New currency no panacea for Zimbabwe’s economic woes

CEAT Kelani Holdings Managing Director Ravi Dadlani (right) and Lanka Ashok Leyland CEO Umesh Gautham exchange the OEM agreement

HARARE, Aug 22, 2006 (AFP) – Zimbabwe converted to a new currency Tuesday in a move aimed at stemming runaway inflation but analysts said it would do little to halt a downward spiral in the southern African country’s economy.
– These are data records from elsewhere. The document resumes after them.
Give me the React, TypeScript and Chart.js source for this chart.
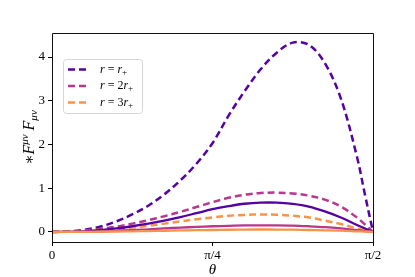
import React, { useEffect, useRef } from "react";
import { Chart, registerables } from "chart.js";
Chart.register(...registerables);

// theta as a fraction of pi/2
const thetaFrac = [0, 0.05, 0.1, 0.15, 0.2, 0.25, 0.3, 0.35, 0.4, 0.45, 0.5, 0.55, 0.6, 0.65, 0.7, 0.75, 0.8, 0.85, 0.9, 0.95, 0.975, 1];

const dashedR1 = [0, 0.01, 0.05, 0.12, 0.24, 0.4, 0.6, 0.86, 1.18, 1.56, 2.03, 2.66, 3.22, 3.72, 4.1, 4.33, 4.28, 3.86, 3.05, 1.72, 0.85, 0];
const dashedR2 = [0, 0.005, 0.03, 0.07, 0.12, 0.19, 0.27, 0.36, 0.46, 0.57, 0.68, 0.78, 0.85, 0.89, 0.9, 0.88, 0.83, 0.74, 0.58, 0.33, 0.17, 0];
const dashedR3 = [0, 0.002, 0.01, 0.03, 0.06, 0.1, 0.14, 0.19, 0.24, 0.29, 0.33, 0.37, 0.39, 0.4, 0.395, 0.37, 0.33, 0.26, 0.18, 0.08, 0.04, 0];
const solidR1 = [0, 0.003, 0.015, 0.04, 0.08, 0.13, 0.19, 0.26, 0.34, 0.43, 0.52, 0.59, 0.645, 0.67, 0.67, 0.64, 0.58, 0.47, 0.33, 0.16, 0.08, 0];
const solidR2 = [0, 0.001, 0.005, 0.012, 0.03, 0.04, 0.06, 0.08, 0.1, 0.115, 0.13, 0.14, 0.15, 0.15, 0.15, 0.145, 0.13, 0.11, 0.08, 0.04, 0.02, 0];
const solidR3 = [0, 0, 0.002, 0.005, 0.01, 0.015, 0.02, 0.027, 0.035, 0.04, 0.045, 0.05, 0.055, 0.056, 0.055, 0.052, 0.045, 0.038, 0.03, 0.015, 0.008, 0];

const xTickValues = [0, Math.PI / 4, Math.PI / 2];
const xTickLabels = ["0", "π/4", "π/2"];
const yTickValues = [0, 1, 2, 3, 4];
const legendCoeffs = ["", "2", "3"];

const PURPLE = "#5402a3";
const MAGENTA = "#b9378d";
const ORANGE = "#f8934a";
const SERIF = "'Liberation Serif', 'DejaVu Serif', serif";

const toPoints = (ys: number[]) => thetaFrac.map((f, i) => ({ x: (f * Math.PI) / 2, y: ys[i] }));

const overlayPlugin = {
  id: "overlay",
  afterDraw(chart: any) {
    const ctx = chart.ctx as CanvasRenderingContext2D;
    const a = chart.chartArea;
    ctx.save();
    ctx.strokeStyle = "#111";
    ctx.lineWidth = 1;
    ctx.beginPath();
    ctx.rect(Math.round(a.left) + 0.5, Math.round(a.top) + 0.5, Math.round(a.right - a.left), Math.round(a.bottom - a.top));
    ctx.stroke();

    ctx.fillStyle = "#000";
    ctx.font = `italic 15px ${SERIF}`;
    ctx.textAlign = "center";
    ctx.textBaseline = "alphabetic";
    ctx.fillText("θ", (a.left + a.right) / 2, 274);

    const parts = [
      { t: "∗", f: `15px ${SERIF}`, dy: 0 },
      { t: "F", f: `italic 16px ${SERIF}`, dy: 0 },
      { t: "μν", f: `italic 11px ${SERIF}`, dy: -6 },
      { t: " F", f: `italic 16px ${SERIF}`, dy: 0 },
      { t: "μν", f: `italic 11px ${SERIF}`, dy: 3 },
    ];
    let total = 0;
    const widths = parts.map((p) => {
      ctx.font = p.f;
      const w = ctx.measureText(p.t).width;
      total += w;
      return w;
    });
    ctx.translate(34, (a.top + a.bottom) / 2);
    ctx.rotate(-Math.PI / 2);
    ctx.textAlign = "left";
    let x = -total / 2;
    parts.forEach((p, i) => {
      ctx.font = p.f;
      ctx.fillText(p.t, x, p.dy);
      x += widths[i];
    });
    ctx.restore();

    ctx.save();
    const bx = 63.5, by = 59.5, bw = 79, bh = 54, r = 3;
    ctx.fillStyle = "rgba(255,255,255,0.8)";
    ctx.strokeStyle = "#d6d6d6";
    ctx.lineWidth = 1;
    ctx.beginPath();
    ctx.moveTo(bx + r, by);
    ctx.arcTo(bx + bw, by, bx + bw, by + bh, r);
    ctx.arcTo(bx + bw, by + bh, bx, by + bh, r);
    ctx.arcTo(bx, by + bh, bx, by, r);
    ctx.arcTo(bx, by, bx + bw, by, r);
    ctx.closePath();
    ctx.fill();
    ctx.stroke();
    const colors = [PURPLE, MAGENTA, ORANGE];
    const rowsY = [69.5, 86, 102.5];
    colors.forEach((c, i) => {
      const y = rowsY[i];
      ctx.strokeStyle = c;
      ctx.lineWidth = 2.5;
      ctx.setLineDash([7, 4]);
      ctx.beginPath();
      ctx.moveTo(68, y);
      ctx.lineTo(90, y);
      ctx.stroke();
      ctx.setLineDash([]);
      ctx.fillStyle = "#000";
      ctx.textBaseline = "middle";
      ctx.textAlign = "left";
      let tx = 100;
      const seg = (t: string, f: string, dy: number) => {
        ctx.font = f;
        ctx.fillText(t, tx, y + dy);
        tx += ctx.measureText(t).width;
      };
      seg("r", `italic 12px ${SERIF}`, 0);
      seg(" = ", `12px ${SERIF}`, 0);
      if (legendCoeffs[i]) seg(legendCoeffs[i], `12px ${SERIF}`, 0);
      seg("r", `italic 12px ${SERIF}`, 0);
      seg("+", `9px ${SERIF}`, 3);
    });
    ctx.restore();
  },
};

export default function App() {
  const ref = useRef<HTMLCanvasElement>(null);
  useEffect(() => {
    if (!ref.current) return;
    const mk = (label: string, ys: number[], color: string, dashed: boolean, order: number) => ({
      label,
      data: toPoints(ys),
      borderColor: color,
      backgroundColor: color,
      borderWidth: dashed ? 2.5 : 2.3,
      borderDash: dashed ? [7, 4] : [],
      pointRadius: 0,
      fill: false,
      tension: 0.35,
      order,
    });
    const chart = new Chart(ref.current, {
      type: "line",
      data: {
        datasets: [
          mk("r = r+", dashedR1, PURPLE, true, 6),
          mk("r = 2r+", dashedR2, MAGENTA, true, 5),
          mk("r = 3r+", dashedR3, ORANGE, true, 4),
          mk("solid r+", solidR1, PURPLE, false, 3),
          mk("solid 2r+", solidR2, MAGENTA, false, 2),
          mk("solid 3r+", solidR3, ORANGE, false, 1),
        ],
      },
      options: {
        animation: false,
        responsive: false,
        layout: { padding: { top: 33, right: 42, left: 0, bottom: 0 } },
        plugins: { legend: { display: false }, tooltip: { enabled: false } },
        scales: {
          x: {
            type: "linear",
            min: 0,
            max: Math.PI / 2,
            afterBuildTicks: (s: any) => {
              s.ticks = xTickValues.map((v) => ({ value: v }));
            },
            afterFit: (s: any) => {
              s.height = 35;
            },
            ticks: {
              autoSkip: false,
              maxRotation: 0,
              color: "#000",
              font: { family: SERIF, size: 13 },
              padding: 2,
              callback: (v: any, i: number) => xTickLabels[i],
            },
            grid: { drawOnChartArea: false, drawTicks: true, tickLength: 4, color: "#000" },
            border: { display: false },
          },
          y: {
            type: "linear",
            min: -0.23,
            max: 4.55,
            afterBuildTicks: (s: any) => {
              s.ticks = yTickValues.map((v) => ({ value: v }));
            },
            afterFit: (s: any) => {
              s.width = 52;
            },
            ticks: {
              color: "#000",
              font: { family: SERIF, size: 13 },
              padding: 3,
              callback: (v: any) => String(v),
            },
            grid: { drawOnChartArea: false, drawTicks: true, tickLength: 4, color: "#000" },
            border: { display: false },
          },
        },
      },
      plugins: [overlayPlugin],
    });
    return () => chart.destroy();
  }, []);
  return (
    <div style={{ position: "fixed", left: 0, top: 0, width: 415, height: 277, background: "#fff" }}>
      <canvas ref={ref} width={415} height={277} style={{ width: 415, height: 277 }} />
    </div>
  );
}
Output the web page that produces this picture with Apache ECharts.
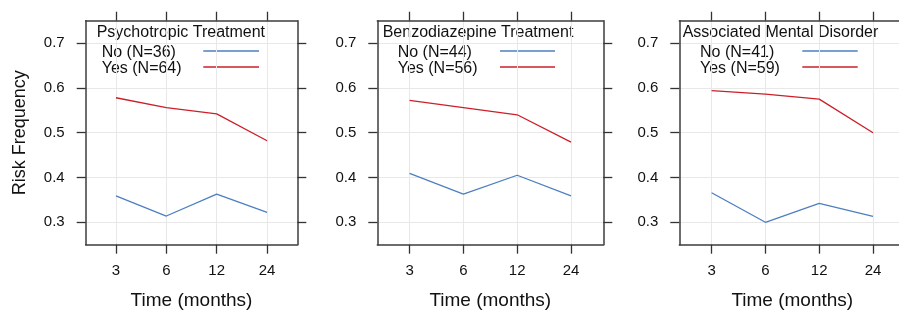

The Reserve Bank slashed three zeros from its currency on July 31 and set a 21-day ultimatum that expired at midnight Monday for old notes to be handed over in exchange for new dollar bills.

Central bank chief Gideon Gono said the currency change would snuff out a burgeoning parallel foreign currency market and bring relief to shoppers who have had to carry bagfuls of cash on regular trips to the supermarket.

“It returns to us stability and convenience and, of course, this is just one monetary mechanism to help make commerce and everyday life more convenient,” Gono said.

But finance experts argued that the move failed to address the underlying faults in an economy saddled with the world’s highest inflation rate outside a war-zone.

“There is no way this is going to arrest the economic decline,” James Johwa, an analyst with a Harare-based economic thinktank, told AFP.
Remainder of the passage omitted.